Here again, as concerns the E, E and T’s concerns with the environment, another major scheduling oversight: the opportunity to learn “all about mushrooms, the role of fungi in forest ecology,” take a guided mushroom walk and much, much more in the three-day 16th Annual Mushroom Fest all begins the day after the Senate’s Environmental committee meeting at the casino.
True, the “experience-delectable-wild-forest-mushroom-cuisine” event is down in Yachats, Oregon, a bit far – not to mention out-of-state – for the Washington State Energy, Environment and Telecommunications Full Senate Committee to travel.
There are taxpayers’ expenses to consider after all.
So why a casino, a costal casino?
In the spirit of Kenny Rogers “you need to know when to hold ’em” this is about holding them – the E, E and T-them – accountable.
Why not just meet on state taxpayer supported state capitol grounds in Olympia’s Senate Hearing Room 1, or 2, or 3, or 4? Can’t a work session to “improve access to broadband services” (the ‘T’ in E, E and T) “and other business” be conducted in Senate Conference Room A, or B, or C?
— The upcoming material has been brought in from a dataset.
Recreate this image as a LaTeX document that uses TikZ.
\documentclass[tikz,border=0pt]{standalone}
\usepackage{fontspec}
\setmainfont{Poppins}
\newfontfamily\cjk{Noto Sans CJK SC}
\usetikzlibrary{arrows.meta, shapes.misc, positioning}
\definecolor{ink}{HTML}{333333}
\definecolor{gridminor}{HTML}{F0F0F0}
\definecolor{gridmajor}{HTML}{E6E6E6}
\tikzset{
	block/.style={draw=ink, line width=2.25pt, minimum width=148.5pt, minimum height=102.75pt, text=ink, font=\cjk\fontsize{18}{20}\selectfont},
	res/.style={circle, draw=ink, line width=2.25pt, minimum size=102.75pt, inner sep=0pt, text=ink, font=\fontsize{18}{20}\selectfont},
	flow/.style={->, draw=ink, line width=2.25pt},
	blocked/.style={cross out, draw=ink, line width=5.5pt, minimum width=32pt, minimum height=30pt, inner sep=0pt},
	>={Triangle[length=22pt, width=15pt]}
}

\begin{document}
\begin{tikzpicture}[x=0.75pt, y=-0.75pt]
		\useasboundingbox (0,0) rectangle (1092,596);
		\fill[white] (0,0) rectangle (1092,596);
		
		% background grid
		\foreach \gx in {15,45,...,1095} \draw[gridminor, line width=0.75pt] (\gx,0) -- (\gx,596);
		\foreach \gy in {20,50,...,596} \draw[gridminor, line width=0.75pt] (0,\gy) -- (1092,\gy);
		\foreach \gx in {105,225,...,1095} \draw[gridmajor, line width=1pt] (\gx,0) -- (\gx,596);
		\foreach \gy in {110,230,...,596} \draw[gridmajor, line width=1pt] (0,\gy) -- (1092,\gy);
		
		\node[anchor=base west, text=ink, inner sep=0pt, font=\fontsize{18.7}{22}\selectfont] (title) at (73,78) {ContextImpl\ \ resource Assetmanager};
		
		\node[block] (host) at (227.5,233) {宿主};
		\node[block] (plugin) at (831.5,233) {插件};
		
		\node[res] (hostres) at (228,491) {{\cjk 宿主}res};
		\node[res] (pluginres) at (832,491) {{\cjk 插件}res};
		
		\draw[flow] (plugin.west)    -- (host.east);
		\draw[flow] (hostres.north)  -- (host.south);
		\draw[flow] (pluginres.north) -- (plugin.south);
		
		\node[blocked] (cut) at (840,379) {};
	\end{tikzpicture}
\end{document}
Or the E, E and T committee could meet in a location specifically related to its work, say like the E, L and E (Early Learning & K-12 Education) committee which will hold its upcoming confab at the Puget Sound Educational Service District Main Office.
This is, after all, the same E, E and T committee that met (in Pasco) to consider why consumers should not “pay more at the gas pump to help reduce greenhouse gas emissions.”
Traveling hither and yon, here and there, spewing out all these emissions – “about half of which come from transportation” – now gas-guzzling government types – instead of conserving, by limiting unnecessary traveling: like holding meetings at a coastal casino – will hit the road for beach vistas while figuratively kicking sand in the public’s face.
Why a casino and what do “Las Vegas style slot machines” have to do with broadband services unless they fall under “other business”?
I don’t know either. I’ve emailed Sen. Doug Erickson, Republican Chairman of the Senate Energy Committee to find out.
Hold’em right here for an explanation.